On s’est fait entendre comme on est : sans voile, sans jeu, à prendre ou à laisser. Heureusement, plusieurs ont pris. Il y a eu Idle no More, il y a maintenant Decolonize, puis entre les deux, cette idée de réconciliation. On s’est battu, on a pleuré et on a souri en se tenant les mains. Puis en tendant les mains. On a soufflé, recommencé. On recommencera. Parce qu’on sait le faire.

Serge Bouchard le dit très bien : les sociétés autochtones sont des sociétés contre l’État, non hiérarchisées traditionnellement. Se battre contre l’État, c’est en quelque sorte dans nos gênes. J’avais l’habitude de dire que quand tu nais autochtone, tu nais avec des gants de boxe. Parce que tu n’as pas le choix. En fait, oui, tu l’as, mais se détourner des réalités, aussi sombres soient-elles, mène souvent à des chemins encore plus sombres. Rire, c’est parfois tout ce qui reste. Et ça aussi, on sait bien le faire.

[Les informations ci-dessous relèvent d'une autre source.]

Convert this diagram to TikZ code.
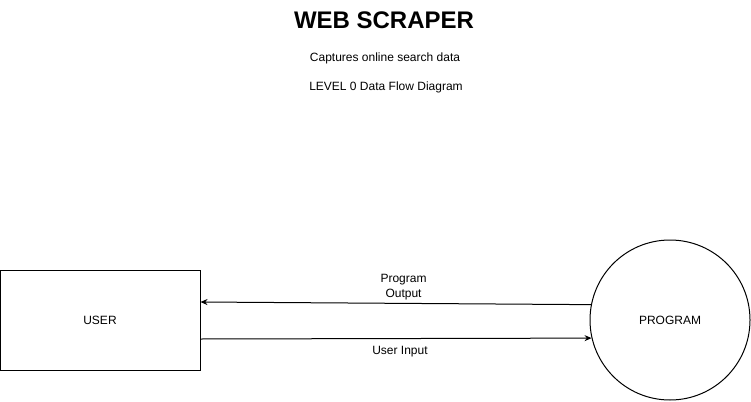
\documentclass[tikz,border=0pt]{standalone}
\usepackage{fontspec}
\setmainfont{Liberation Sans}
\usetikzlibrary{arrows.meta}
\begin{document}
\begin{tikzpicture}[x=1pt,y=-1pt,>={Stealth[length=7pt,width=6pt]},line width=1pt,
    entity node/.style={rectangle,draw,minimum width=200pt,minimum height=100pt,font=\fontsize{12}{14}\selectfont},
    process node/.style={circle,draw,minimum size=160pt,inner sep=0pt,font=\fontsize{12}{14}\selectfont},
    flow label/.style={font=\fontsize{12}{15}\selectfont,align=center,inner sep=3pt}]
                \useasboundingbox (0,0) rectangle (751,401);
                \node[font=\bfseries\fontsize{24}{28}\selectfont] at (384, 20) (title) {WEB SCRAPER};
                \node[flow label] at (385, 58) (sub) {Captures online search data};
                \node[flow label] at (386, 87) (level) {LEVEL 0 Data Flow Diagram};

                \node[entity node] at (100, 320) (user) {USER};
                \node[process node] at (670, 320) (prog) {PROGRAM};

                \path[->] (prog.169) edge node[flow label,above,pos=0.48] {Program\\Output} ([yshift=18pt]user.east);
                \path[->] ([yshift=-19pt]user.east) edge node[flow label,below,pos=0.51,yshift=-4pt] {User Input} (prog.193.7);
            \end{tikzpicture}
\end{document}
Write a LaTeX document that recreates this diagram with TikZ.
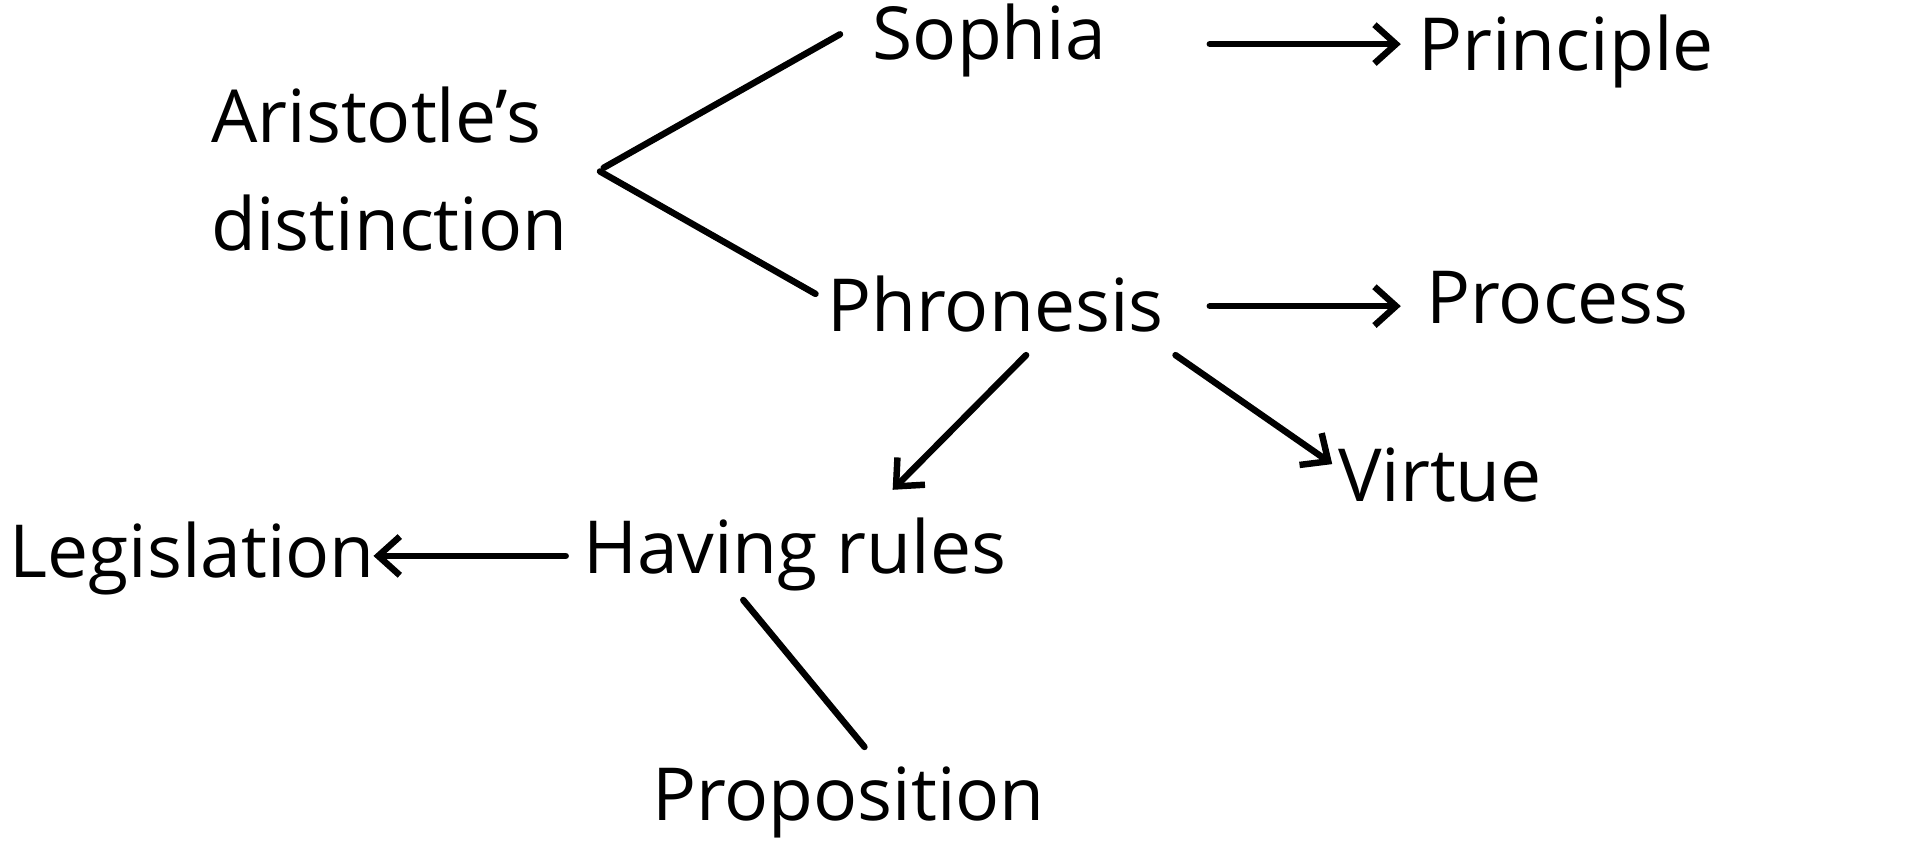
\documentclass[tikz,border=0pt]{standalone}
\usepackage{fontspec}
\setmainfont{Open Sans}
\usetikzlibrary{arrows.meta}
\begin{document}
\begin{tikzpicture}[x=0.01cm,y=-0.01cm,
  lbl/.style={inner sep=0pt,font=\fontsize{17}{25}\selectfont},
  ln/.style={line width=1.5pt,line cap=round},
  arr/.style={ln,-{Straight Barb[length=5pt,width=9pt,line width=1.5pt]}}]
\useasboundingbox (0,0) rectangle (1568,699);
\node[lbl,align=left] (ar) at (318,138) {Aristotle's\\distinction};
\node[lbl] (so) at (808,33) {Sophia};
\node[lbl] (pr) at (1279,42) {Principle};
\node[lbl] (ph) at (813,248) {Phronesis};
\node[lbl] (pc) at (1272,243) {Process};
\node[lbl] (vi) at (1176,388) {Virtue};
\node[lbl] (hr) at (649,453) {Having rules};
\node[lbl] (le) at (157,456) {Legislation};
\node[lbl] (po) at (693,655) {Proposition};
\coordinate (a1) at (686,28); \coordinate (a2) at (493,137);
\coordinate (b1) at (490,140); \coordinate (b2) at (666,240);
\coordinate (c1) at (988,36); \coordinate (c2) at (1144,36);
\coordinate (d1) at (988,250); \coordinate (d2) at (1144,250);
\coordinate (e1) at (838,290); \coordinate (e2) at (729,400);
\coordinate (f1) at (960,290); \coordinate (f2) at (1088,379);
\coordinate (g1) at (462,454); \coordinate (g2) at (305,454);
\coordinate (h1) at (607,490); \coordinate (h2) at (706,610);
\draw[ln] (a1) -- (a2);
\draw[ln] (b1) -- (b2);
\draw[arr] (c1) -- (c2);
\draw[arr] (d1) -- (d2);
\draw[arr] (e1) -- (e2);
\draw[arr] (f1) -- (f2);
\draw[arr] (g1) -- (g2);
\draw[ln] (h1) -- (h2);
\end{tikzpicture}
\end{document}
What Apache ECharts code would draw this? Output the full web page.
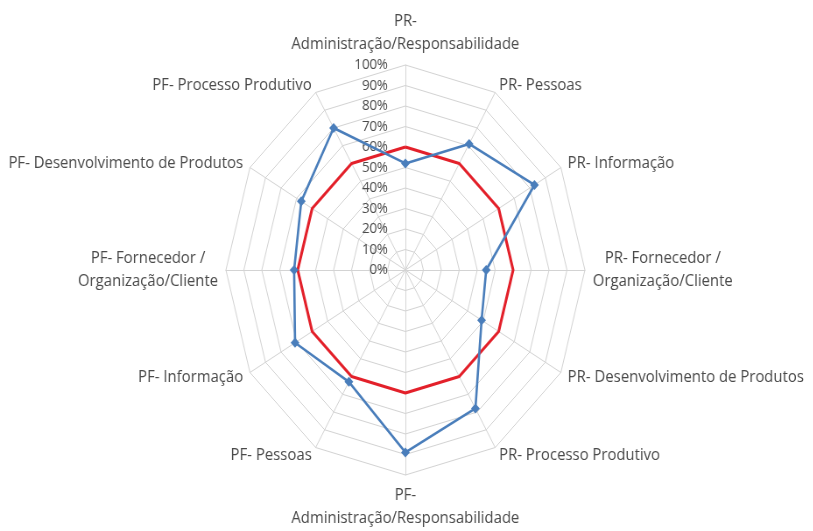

Alors si parfois on plaisante sur des sujets comme bébé Yoda, qu’on fait des vidéos de gars qui dansent mal dans un humour qui tient d’un mauvais vaudeville ou que nous publions des articles satiriques sur une situation difficile pour en alléger la portée histoire d’un sourire, de grâce, laissez-nous faire. C’est un peu à ce « rire » que nous vous donnons accès pour tenter de cacher toutes les larmes que nous n’avons su verser. Pour toutes ces fois où notre colère est devenue trop lourde dans nos ventres jusqu’à en courber le dos de nos grands-mères.

Ce rire, ce droit à la légèreté, je le revendique haut et fort. Nous ne sommes pas que des cultures de résistance, nous sommes aussi des champions rieurs.